| Directions for this task |
Exactly as written, write out the lines below from the first to the one containing "from matplotlib.patches import Rectangle", inclusive. Pictures do not belong in the copy.

| Data segment |
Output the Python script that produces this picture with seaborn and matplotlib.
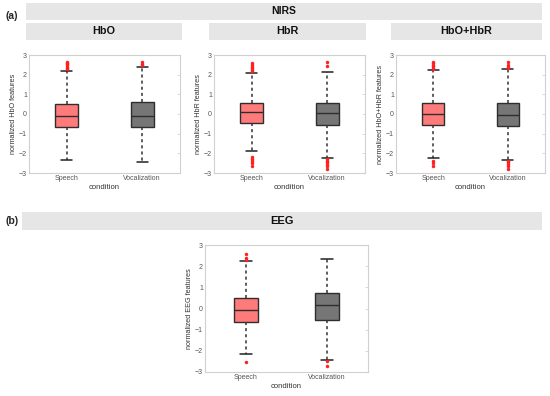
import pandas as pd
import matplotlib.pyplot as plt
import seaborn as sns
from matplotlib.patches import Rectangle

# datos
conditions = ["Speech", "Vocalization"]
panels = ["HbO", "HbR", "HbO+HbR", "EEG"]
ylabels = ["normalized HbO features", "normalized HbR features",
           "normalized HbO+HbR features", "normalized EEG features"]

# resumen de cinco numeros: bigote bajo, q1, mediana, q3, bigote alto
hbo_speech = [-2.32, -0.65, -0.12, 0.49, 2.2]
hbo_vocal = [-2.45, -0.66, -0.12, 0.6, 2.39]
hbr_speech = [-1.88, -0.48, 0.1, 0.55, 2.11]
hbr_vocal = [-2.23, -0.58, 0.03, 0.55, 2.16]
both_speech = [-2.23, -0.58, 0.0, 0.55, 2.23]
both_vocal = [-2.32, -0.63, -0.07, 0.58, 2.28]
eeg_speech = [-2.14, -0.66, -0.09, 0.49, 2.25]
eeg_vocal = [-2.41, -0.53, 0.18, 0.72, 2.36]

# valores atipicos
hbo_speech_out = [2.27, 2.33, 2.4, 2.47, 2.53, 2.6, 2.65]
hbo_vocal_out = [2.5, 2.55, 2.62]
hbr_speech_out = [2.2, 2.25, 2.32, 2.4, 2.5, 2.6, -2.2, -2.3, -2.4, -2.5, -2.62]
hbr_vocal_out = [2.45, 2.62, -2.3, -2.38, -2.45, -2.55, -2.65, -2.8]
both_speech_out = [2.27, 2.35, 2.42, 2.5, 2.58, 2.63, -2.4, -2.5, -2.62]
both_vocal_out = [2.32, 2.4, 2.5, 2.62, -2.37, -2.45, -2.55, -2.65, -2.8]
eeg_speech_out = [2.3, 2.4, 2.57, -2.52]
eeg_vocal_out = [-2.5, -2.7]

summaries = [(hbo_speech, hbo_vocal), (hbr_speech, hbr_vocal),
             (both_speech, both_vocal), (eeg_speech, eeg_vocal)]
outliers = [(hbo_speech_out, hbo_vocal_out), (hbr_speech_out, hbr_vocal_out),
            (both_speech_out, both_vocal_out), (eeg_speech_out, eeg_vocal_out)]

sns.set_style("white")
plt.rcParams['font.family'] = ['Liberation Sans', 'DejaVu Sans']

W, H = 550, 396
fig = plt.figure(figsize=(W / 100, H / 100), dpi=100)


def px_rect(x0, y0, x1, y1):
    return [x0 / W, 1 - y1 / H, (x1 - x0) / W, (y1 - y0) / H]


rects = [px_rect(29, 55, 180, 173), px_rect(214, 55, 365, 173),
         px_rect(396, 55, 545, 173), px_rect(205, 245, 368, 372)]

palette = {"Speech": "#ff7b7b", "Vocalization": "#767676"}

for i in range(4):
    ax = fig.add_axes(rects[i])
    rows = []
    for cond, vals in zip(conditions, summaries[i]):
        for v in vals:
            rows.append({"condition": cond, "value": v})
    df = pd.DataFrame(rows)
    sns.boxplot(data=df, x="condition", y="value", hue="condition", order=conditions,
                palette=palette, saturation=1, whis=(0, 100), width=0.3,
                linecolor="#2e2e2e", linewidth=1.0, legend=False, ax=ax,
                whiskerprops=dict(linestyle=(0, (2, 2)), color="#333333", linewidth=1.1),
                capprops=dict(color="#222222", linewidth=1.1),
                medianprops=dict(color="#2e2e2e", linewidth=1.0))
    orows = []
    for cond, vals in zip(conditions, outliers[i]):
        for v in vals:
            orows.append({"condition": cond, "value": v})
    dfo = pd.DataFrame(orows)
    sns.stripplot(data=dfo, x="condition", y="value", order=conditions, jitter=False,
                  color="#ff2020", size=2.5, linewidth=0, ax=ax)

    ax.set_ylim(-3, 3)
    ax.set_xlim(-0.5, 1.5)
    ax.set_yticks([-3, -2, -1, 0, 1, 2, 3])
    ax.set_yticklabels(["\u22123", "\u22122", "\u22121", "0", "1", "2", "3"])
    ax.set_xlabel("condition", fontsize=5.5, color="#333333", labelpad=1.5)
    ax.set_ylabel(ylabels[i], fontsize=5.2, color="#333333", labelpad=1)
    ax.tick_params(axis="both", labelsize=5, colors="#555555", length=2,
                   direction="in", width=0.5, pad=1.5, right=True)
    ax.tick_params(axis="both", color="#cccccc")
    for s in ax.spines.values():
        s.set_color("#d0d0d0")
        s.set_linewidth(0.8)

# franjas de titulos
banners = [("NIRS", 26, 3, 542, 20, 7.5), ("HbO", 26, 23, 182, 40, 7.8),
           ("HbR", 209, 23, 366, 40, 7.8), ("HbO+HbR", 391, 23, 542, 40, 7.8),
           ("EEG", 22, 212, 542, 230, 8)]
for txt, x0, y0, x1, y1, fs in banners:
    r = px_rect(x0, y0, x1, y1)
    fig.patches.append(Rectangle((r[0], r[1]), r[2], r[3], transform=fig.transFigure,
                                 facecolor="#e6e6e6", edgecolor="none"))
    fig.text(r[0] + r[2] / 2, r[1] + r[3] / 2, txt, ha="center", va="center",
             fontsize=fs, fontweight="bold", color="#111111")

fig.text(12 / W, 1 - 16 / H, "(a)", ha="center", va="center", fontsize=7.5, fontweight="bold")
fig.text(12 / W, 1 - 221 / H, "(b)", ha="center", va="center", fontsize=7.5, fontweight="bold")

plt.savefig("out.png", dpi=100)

| Full output |
Output the Python script that produces this picture with seaborn and matplotlib.
import pandas as pd
import matplotlib.pyplot as plt
import seaborn as sns
from matplotlib.patches import Rectangle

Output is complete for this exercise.